Pour comprendre ce qui a entouré et orienté le comportement de cet acheteur, il faut se pencher sur chacune des étapes menant à la consommation, s'interroger sur les motifs de son comportement (statut social, qualité de l’image), identifier les diverses influences auxquelles il a été soumis (épouse, vendeur, collègue). Il s’agit de savoir dans quelles conditions se déroule l’acte d’achat, comment le consommateur reçoit l'information sur une marque (prospectus, presse, affiches, entourage), comment il l'utilise, comment se forment ses préférences, comment il se décide (réflexion, hésitations, coup de tête), quelles sont ses réactions après l'achat (déception, inquiétude)…  
Pour le manager, le problème essentiel consiste à identifier le mode de fonctionnement de cette « boîte noire » que constitue l'acheteur.
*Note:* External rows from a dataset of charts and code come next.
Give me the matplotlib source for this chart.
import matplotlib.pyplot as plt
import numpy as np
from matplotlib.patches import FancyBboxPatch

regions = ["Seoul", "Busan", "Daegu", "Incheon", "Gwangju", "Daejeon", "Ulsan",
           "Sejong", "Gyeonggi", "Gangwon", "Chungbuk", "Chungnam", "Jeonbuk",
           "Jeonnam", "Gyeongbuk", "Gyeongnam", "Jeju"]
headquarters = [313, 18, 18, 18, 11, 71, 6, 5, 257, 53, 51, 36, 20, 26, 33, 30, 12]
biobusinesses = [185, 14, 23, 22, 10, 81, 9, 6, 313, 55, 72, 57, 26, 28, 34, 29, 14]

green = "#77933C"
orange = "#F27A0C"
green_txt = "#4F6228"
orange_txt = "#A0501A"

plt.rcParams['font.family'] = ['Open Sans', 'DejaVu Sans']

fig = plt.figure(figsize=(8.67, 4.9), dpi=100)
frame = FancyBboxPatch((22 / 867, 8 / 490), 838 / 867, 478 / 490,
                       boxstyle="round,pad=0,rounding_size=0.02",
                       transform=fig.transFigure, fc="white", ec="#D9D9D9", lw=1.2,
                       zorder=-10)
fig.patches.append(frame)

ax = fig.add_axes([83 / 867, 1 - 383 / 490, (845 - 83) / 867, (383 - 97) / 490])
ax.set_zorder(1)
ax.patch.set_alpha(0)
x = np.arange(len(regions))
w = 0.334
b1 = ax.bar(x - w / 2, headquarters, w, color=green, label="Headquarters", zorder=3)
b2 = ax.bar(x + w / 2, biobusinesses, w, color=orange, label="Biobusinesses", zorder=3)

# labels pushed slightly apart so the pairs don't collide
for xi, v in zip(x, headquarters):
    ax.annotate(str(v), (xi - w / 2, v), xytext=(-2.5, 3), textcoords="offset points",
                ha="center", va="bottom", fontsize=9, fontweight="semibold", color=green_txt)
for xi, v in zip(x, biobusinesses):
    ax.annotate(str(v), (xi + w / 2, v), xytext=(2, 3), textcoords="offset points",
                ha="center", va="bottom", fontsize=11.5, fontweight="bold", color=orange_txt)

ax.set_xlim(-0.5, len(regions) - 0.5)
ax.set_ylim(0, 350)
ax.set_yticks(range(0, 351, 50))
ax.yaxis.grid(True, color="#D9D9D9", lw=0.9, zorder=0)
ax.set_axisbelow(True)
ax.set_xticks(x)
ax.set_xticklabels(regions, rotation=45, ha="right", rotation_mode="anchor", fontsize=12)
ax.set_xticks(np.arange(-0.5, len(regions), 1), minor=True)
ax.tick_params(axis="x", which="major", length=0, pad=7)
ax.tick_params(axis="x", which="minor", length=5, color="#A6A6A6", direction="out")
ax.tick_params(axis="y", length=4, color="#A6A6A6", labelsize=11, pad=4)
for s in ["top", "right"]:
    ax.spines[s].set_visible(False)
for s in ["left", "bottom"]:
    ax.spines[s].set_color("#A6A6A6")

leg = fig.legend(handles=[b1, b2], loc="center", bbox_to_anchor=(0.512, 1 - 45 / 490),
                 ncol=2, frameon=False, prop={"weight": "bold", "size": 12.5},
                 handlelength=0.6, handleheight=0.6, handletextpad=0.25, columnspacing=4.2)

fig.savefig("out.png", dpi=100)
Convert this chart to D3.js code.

Il s'agit de comprendre ses motivations, ses attitudes, sa manière de vivre, ses critères de choix, son degré d’implication. Il s’agit de savoir qui achète quoi, quand et pourquoi… Prendre la mesure de tout cela permet-il réellement au praticien d’influer sur les comportements d’achat, de les infléchir en sa faveur ? Le problème n'est pas simple : « L’achat d’un même produit admet par exemple des motivations très différentes selon les acteurs considérés, au même titre qu’un même besoin peut conduire à l’achat de produits très différents. Face à une telle variété de situations, on est en droit de supposer que l’influence sur l’achat souhaitée par les praticiens ne peut être totale ». (3) Les choix de consommation en effet varient selon les goûts, les aspirations et les dispositions d'esprit. Les individus eux-mêmes changent avec le temps, ont de plus en plus de choix, sont de plus en plus inconstants.
N’oublions pas – comme nous le verrons dans l’article suivant – que l’acheteur dont on cherche à expliquer et prévoir les comportements est un être humain


Thami BOUHMOUCH
Mai 2014
________________________________________
(1) Dans ce papier, seul le marché des biens de consommation est pris en considération.
(3) Richard Ladwein, Le comportement du consommateur et de l’acheteur, Economica 1999, p. 14.